■ Supplied material ■
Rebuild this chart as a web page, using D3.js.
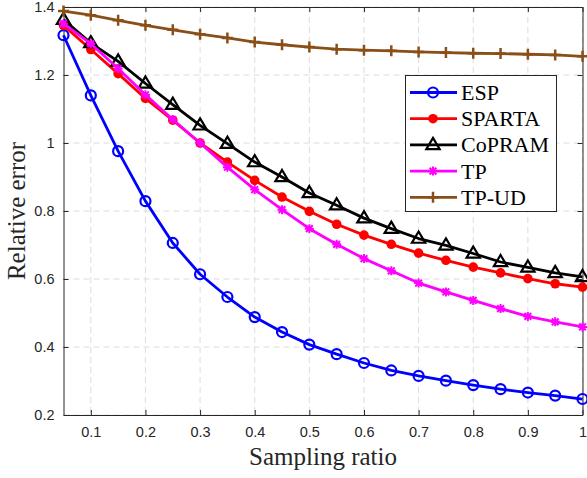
<!DOCTYPE html>
<html><head><meta charset="utf-8">
<script src="https://cdn.jsdelivr.net/npm/d3@7"></script>
<style>body{margin:0;background:#fff}svg{display:block}</style>
</head><body>
<script>
const ratios = [0.05,0.1,0.15,0.2,0.25,0.3,0.35,0.4,0.45,0.5,0.55,0.6,0.65,0.7,0.75,0.8,0.85,0.9,0.95,1.0];
const esp    = [1.317,1.140,0.976,0.829,0.706,0.614,0.547,0.488,0.444,0.407,0.379,0.353,0.331,0.315,0.301,0.288,0.276,0.266,0.257,0.247];
const sparta = [1.346,1.275,1.204,1.131,1.067,1.000,0.944,0.890,0.841,0.799,0.761,0.729,0.702,0.676,0.655,0.635,0.618,0.601,0.586,0.576];
const copram = [1.363,1.294,1.240,1.175,1.113,1.052,0.998,0.944,0.900,0.853,0.817,0.779,0.748,0.719,0.699,0.675,0.650,0.634,0.618,0.606];
const tp     = [1.351,1.292,1.219,1.142,1.069,1.000,0.929,0.863,0.804,0.748,0.702,0.660,0.624,0.588,0.562,0.537,0.513,0.490,0.474,0.459];
const tpud   = [1.388,1.376,1.361,1.346,1.333,1.320,1.309,1.297,1.289,1.282,1.276,1.273,1.271,1.268,1.266,1.264,1.263,1.261,1.259,1.255];
const seriesNames = ["ESP","SPARTA","CoPRAM","TP","TP-UD"];
const xTicks = [0.1,0.2,0.3,0.4,0.5,0.6,0.7,0.8,0.9,1];
const xTickLabels = ["0.1","0.2","0.3","0.4","0.5","0.6","0.7","0.8","0.9","1"];
const yTicks = [0.2,0.4,0.6,0.8,1.0,1.2,1.4];
const yTickLabels = ["0.2","0.4","0.6","0.8","1","1.2","1.4"];

const W=587,H=478;
const L=63.5,R=582.5,T=7,B=415;
const svg=d3.select("body").append("svg").attr("width",W).attr("height",H);
const x=d3.scaleLinear().domain([0.05,1]).range([L,R]);
const y=d3.scaleLinear().domain([0.2,1.4]).range([B,T]);
const axisCol="#262626";

// grid
const g=svg.append("g");
g.selectAll(".gx").data(xTicks).enter().append("line")
 .attr("x1",d=>x(d)).attr("x2",d=>x(d)).attr("y1",T).attr("y2",B)
 .attr("stroke","#dcdcdc").attr("stroke-dasharray","6,4").attr("stroke-width",1);
g.selectAll(".gy").data(yTicks).enter().append("line")
 .attr("y1",d=>y(d)).attr("y2",d=>y(d)).attr("x1",L).attr("x2",R)
 .attr("stroke","#dcdcdc").attr("stroke-dasharray","6,4").attr("stroke-width",1);

// axes via d3 axis
const fmtX=d=>xTickLabels[xTicks.indexOf(d)];
const fmtY=d=>yTickLabels[yTicks.findIndex(v=>Math.abs(v-d)<1e-9)];
const ax=svg.append("g").attr("transform",`translate(0,${B})`)
 .call(d3.axisBottom(x).tickValues(xTicks).tickFormat(fmtX).tickSizeInner(-5).tickSizeOuter(0).tickPadding(12));
const axT=svg.append("g").attr("transform",`translate(0,${T})`)
 .call(d3.axisTop(x).tickValues(xTicks).tickFormat("").tickSizeInner(-5).tickSizeOuter(0));
const ay=svg.append("g").attr("transform",`translate(${L},0)`)
 .call(d3.axisLeft(y).tickValues(yTicks).tickFormat(fmtY).tickSizeInner(-5).tickSizeOuter(0).tickPadding(9));
const ayR=svg.append("g").attr("transform",`translate(${R},0)`)
 .call(d3.axisRight(y).tickValues(yTicks).tickFormat("").tickSizeInner(-5).tickSizeOuter(0));
[ax,axT,ay,ayR].forEach(a=>{
  a.select(".domain").attr("stroke",axisCol).attr("stroke-width",1);
  a.selectAll(".tick line").attr("stroke",axisCol);
  a.selectAll("text").attr("fill","#262626").style("font-family","'Liberation Sans',Arial,sans-serif").style("font-size","14.5px");
});

// series
const colors=["#0000ff","#ff0000","#000000","#ff00ff","#8a4f17"];
const data=[esp,sparta,copram,tp,tpud];
const markers=["circle","dot","triangle","star","plus"];
const line=d3.line().x((d,i)=>x(ratios[i])).y(d=>y(d));

function drawMarker(sel,type,color,cx,cy){
  if(type==="circle") sel.append("circle").attr("cx",cx).attr("cy",cy).attr("r",5).attr("fill","none").attr("stroke",color).attr("stroke-width",2.2);
  else if(type==="dot") sel.append("circle").attr("cx",cx).attr("cy",cy).attr("r",4.8).attr("fill",color);
  else if(type==="triangle"){const s=7;sel.append("path").attr("d",`M${cx},${cy-s}L${cx+s*0.95},${cy+s*0.6}L${cx-s*0.95},${cy+s*0.6}Z`).attr("fill","none").attr("stroke",color).attr("stroke-width",2.2);}
  else if(type==="star"){const s=4.5;sel.append("path").attr("d",`M${cx-s},${cy}H${cx+s}M${cx},${cy-s}V${cy+s}M${cx-s*0.75},${cy-s*0.75}L${cx+s*0.75},${cy+s*0.75}M${cx-s*0.75},${cy+s*0.75}L${cx+s*0.75},${cy-s*0.75}`).attr("stroke",color).attr("stroke-width",2).attr("fill","none");}
  else if(type==="plus"){const s=5.5;sel.append("path").attr("d",`M${cx-s},${cy}H${cx+s}M${cx},${cy-s}V${cy+s}`).attr("stroke",color).attr("stroke-width",2.5);}
}
data.forEach((vals,k)=>{
  const sg=svg.append("g");
  sg.append("path").datum(vals).attr("d",line).attr("fill","none").attr("stroke",colors[k]).attr("stroke-width",2.8).attr("stroke-linejoin","round");
  vals.forEach((v,i)=>drawMarker(sg,markers[k],colors[k],x(ratios[i]),y(v)));
});

// legend
const lg=svg.append("g");
lg.append("rect").attr("x",405.5).attr("y",75.5).attr("width",151).attr("height",136).attr("fill","#fff").attr("stroke",axisCol).attr("stroke-width",1);
seriesNames.forEach((n,k)=>{
  const yy=92.5+k*26.2;
  lg.append("line").attr("x1",410).attr("x2",457).attr("y1",yy).attr("y2",yy).attr("stroke",colors[k]).attr("stroke-width",2.8);
  drawMarker(lg,markers[k],colors[k],433,yy);
  lg.append("text").attr("x",461).attr("y",yy+7.5).text(n).attr("fill","#000")
    .style("font-family","'Liberation Serif','Times New Roman',serif").style("font-size","22px");
});

// labels
svg.append("text").attr("x",(L+R)/2).attr("y",465).attr("text-anchor","middle").text("Sampling ratio")
 .attr("fill","#262626").style("font-family","'Liberation Serif','Times New Roman',serif").style("font-size","25px");
svg.append("text").attr("transform",`translate(25,${(T+B)/2}) rotate(-90)`).attr("text-anchor","middle").text("Relative error")
 .attr("fill","#262626").style("font-family","'Liberation Serif','Times New Roman',serif").style("font-size","25px");
</script>
</body></html>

■ Written request ■
Return the whole listing, word for word, and leave out every picture.

■ Answer to this problem ■
Rebuild this chart as a web page, using D3.js.
<!DOCTYPE html>
<html><head><meta charset="utf-8">
<script src="https://cdn.jsdelivr.net/npm/d3@7"></script>
<style>body{margin:0;background:#fff}svg{display:block}</style>
</head><body>
<script>
const ratios = [0.05,0.1,0.15,0.2,0.25,0.3,0.35,0.4,0.45,0.5,0.55,0.6,0.65,0.7,0.75,0.8,0.85,0.9,0.95,1.0];
const esp    = [1.317,1.140,0.976,0.829,0.706,0.614,0.547,0.488,0.444,0.407,0.379,0.353,0.331,0.315,0.301,0.288,0.276,0.266,0.257,0.247];
const sparta = [1.346,1.275,1.204,1.131,1.067,1.000,0.944,0.890,0.841,0.799,0.761,0.729,0.702,0.676,0.655,0.635,0.618,0.601,0.586,0.576];
const copram = [1.363,1.294,1.240,1.175,1.113,1.052,0.998,0.944,0.900,0.853,0.817,0.779,0.748,0.719,0.699,0.675,0.650,0.634,0.618,0.606];
const tp     = [1.351,1.292,1.219,1.142,1.069,1.000,0.929,0.863,0.804,0.748,0.702,0.660,0.624,0.588,0.562,0.537,0.513,0.490,0.474,0.459];
const tpud   = [1.388,1.376,1.361,1.346,1.333,1.320,1.309,1.297,1.289,1.282,1.276,1.273,1.271,1.268,1.266,1.264,1.263,1.261,1.259,1.255];
const seriesNames = ["ESP","SPARTA","CoPRAM","TP","TP-UD"];
const xTicks = [0.1,0.2,0.3,0.4,0.5,0.6,0.7,0.8,0.9,1];
const xTickLabels = ["0.1","0.2","0.3","0.4","0.5","0.6","0.7","0.8","0.9","1"];
const yTicks = [0.2,0.4,0.6,0.8,1.0,1.2,1.4];
const yTickLabels = ["0.2","0.4","0.6","0.8","1","1.2","1.4"];

const W=587,H=478;
const L=63.5,R=582.5,T=7,B=415;
const svg=d3.select("body").append("svg").attr("width",W).attr("height",H);
const x=d3.scaleLinear().domain([0.05,1]).range([L,R]);
const y=d3.scaleLinear().domain([0.2,1.4]).range([B,T]);
const axisCol="#262626";

// grid
const g=svg.append("g");
g.selectAll(".gx").data(xTicks).enter().append("line")
 .attr("x1",d=>x(d)).attr("x2",d=>x(d)).attr("y1",T).attr("y2",B)
 .attr("stroke","#dcdcdc").attr("stroke-dasharray","6,4").attr("stroke-width",1);
g.selectAll(".gy").data(yTicks).enter().append("line")
 .attr("y1",d=>y(d)).attr("y2",d=>y(d)).attr("x1",L).attr("x2",R)
 .attr("stroke","#dcdcdc").attr("stroke-dasharray","6,4").attr("stroke-width",1);

// axes via d3 axis
const fmtX=d=>xTickLabels[xTicks.indexOf(d)];
const fmtY=d=>yTickLabels[yTicks.findIndex(v=>Math.abs(v-d)<1e-9)];
const ax=svg.append("g").attr("transform",`translate(0,${B})`)
 .call(d3.axisBottom(x).tickValues(xTicks).tickFormat(fmtX).tickSizeInner(-5).tickSizeOuter(0).tickPadding(12));
const axT=svg.append("g").attr("transform",`translate(0,${T})`)
 .call(d3.axisTop(x).tickValues(xTicks).tickFormat("").tickSizeInner(-5).tickSizeOuter(0));
const ay=svg.append("g").attr("transform",`translate(${L},0)`)
 .call(d3.axisLeft(y).tickValues(yTicks).tickFormat(fmtY).tickSizeInner(-5).tickSizeOuter(0).tickPadding(9));
const ayR=svg.append("g").attr("transform",`translate(${R},0)`)
 .call(d3.axisRight(y).tickValues(yTicks).tickFormat("").tickSizeInner(-5).tickSizeOuter(0));
[ax,axT,ay,ayR].forEach(a=>{
  a.select(".domain").attr("stroke",axisCol).attr("stroke-width",1);
  a.selectAll(".tick line").attr("stroke",axisCol);
  a.selectAll("text").attr("fill","#262626").style("font-family","'Liberation Sans',Arial,sans-serif").style("font-size","14.5px");
});

// series
const colors=["#0000ff","#ff0000","#000000","#ff00ff","#8a4f17"];
const data=[esp,sparta,copram,tp,tpud];
const markers=["circle","dot","triangle","star","plus"];
const line=d3.line().x((d,i)=>x(ratios[i])).y(d=>y(d));

function drawMarker(sel,type,color,cx,cy){
  if(type==="circle") sel.append("circle").attr("cx",cx).attr("cy",cy).attr("r",5).attr("fill","none").attr("stroke",color).attr("stroke-width",2.2);
  else if(type==="dot") sel.append("circle").attr("cx",cx).attr("cy",cy).attr("r",4.8).attr("fill",color);
  else if(type==="triangle"){const s=7;sel.append("path").attr("d",`M${cx},${cy-s}L${cx+s*0.95},${cy+s*0.6}L${cx-s*0.95},${cy+s*0.6}Z`).attr("fill","none").attr("stroke",color).attr("stroke-width",2.2);}
  else if(type==="star"){const s=4.5;sel.append("path").attr("d",`M${cx-s},${cy}H${cx+s}M${cx},${cy-s}V${cy+s}M${cx-s*0.75},${cy-s*0.75}L${cx+s*0.75},${cy+s*0.75}M${cx-s*0.75},${cy+s*0.75}L${cx+s*0.75},${cy-s*0.75}`).attr("stroke",color).attr("stroke-width",2).attr("fill","none");}
  else if(type==="plus"){const s=5.5;sel.append("path").attr("d",`M${cx-s},${cy}H${cx+s}M${cx},${cy-s}V${cy+s}`).attr("stroke",color).attr("stroke-width",2.5);}
}
data.forEach((vals,k)=>{
  const sg=svg.append("g");
  sg.append("path").datum(vals).attr("d",line).attr("fill","none").attr("stroke",colors[k]).attr("stroke-width",2.8).attr("stroke-linejoin","round");
  vals.forEach((v,i)=>drawMarker(sg,markers[k],colors[k],x(ratios[i]),y(v)));
});

// legend
const lg=svg.append("g");
lg.append("rect").attr("x",405.5).attr("y",75.5).attr("width",151).attr("height",136).attr("fill","#fff").attr("stroke",axisCol).attr("stroke-width",1);
seriesNames.forEach((n,k)=>{
  const yy=92.5+k*26.2;
  lg.append("line").attr("x1",410).attr("x2",457).attr("y1",yy).attr("y2",yy).attr("stroke",colors[k]).attr("stroke-width",2.8);
  drawMarker(lg,markers[k],colors[k],433,yy);
  lg.append("text").attr("x",461).attr("y",yy+7.5).text(n).attr("fill","#000")
    .style("font-family","'Liberation Serif','Times New Roman',serif").style("font-size","22px");
});

// labels
svg.append("text").attr("x",(L+R)/2).attr("y",465).attr("text-anchor","middle").text("Sampling ratio")
 .attr("fill","#262626").style("font-family","'Liberation Serif','Times New Roman',serif").style("font-size","25px");
svg.append("text").attr("transform",`translate(25,${(T+B)/2}) rotate(-90)`).attr("text-anchor","middle").text("Relative error")
 .attr("fill","#262626").style("font-family","'Liberation Serif','Times New Roman',serif").style("font-size","25px");
</script>
</body></html>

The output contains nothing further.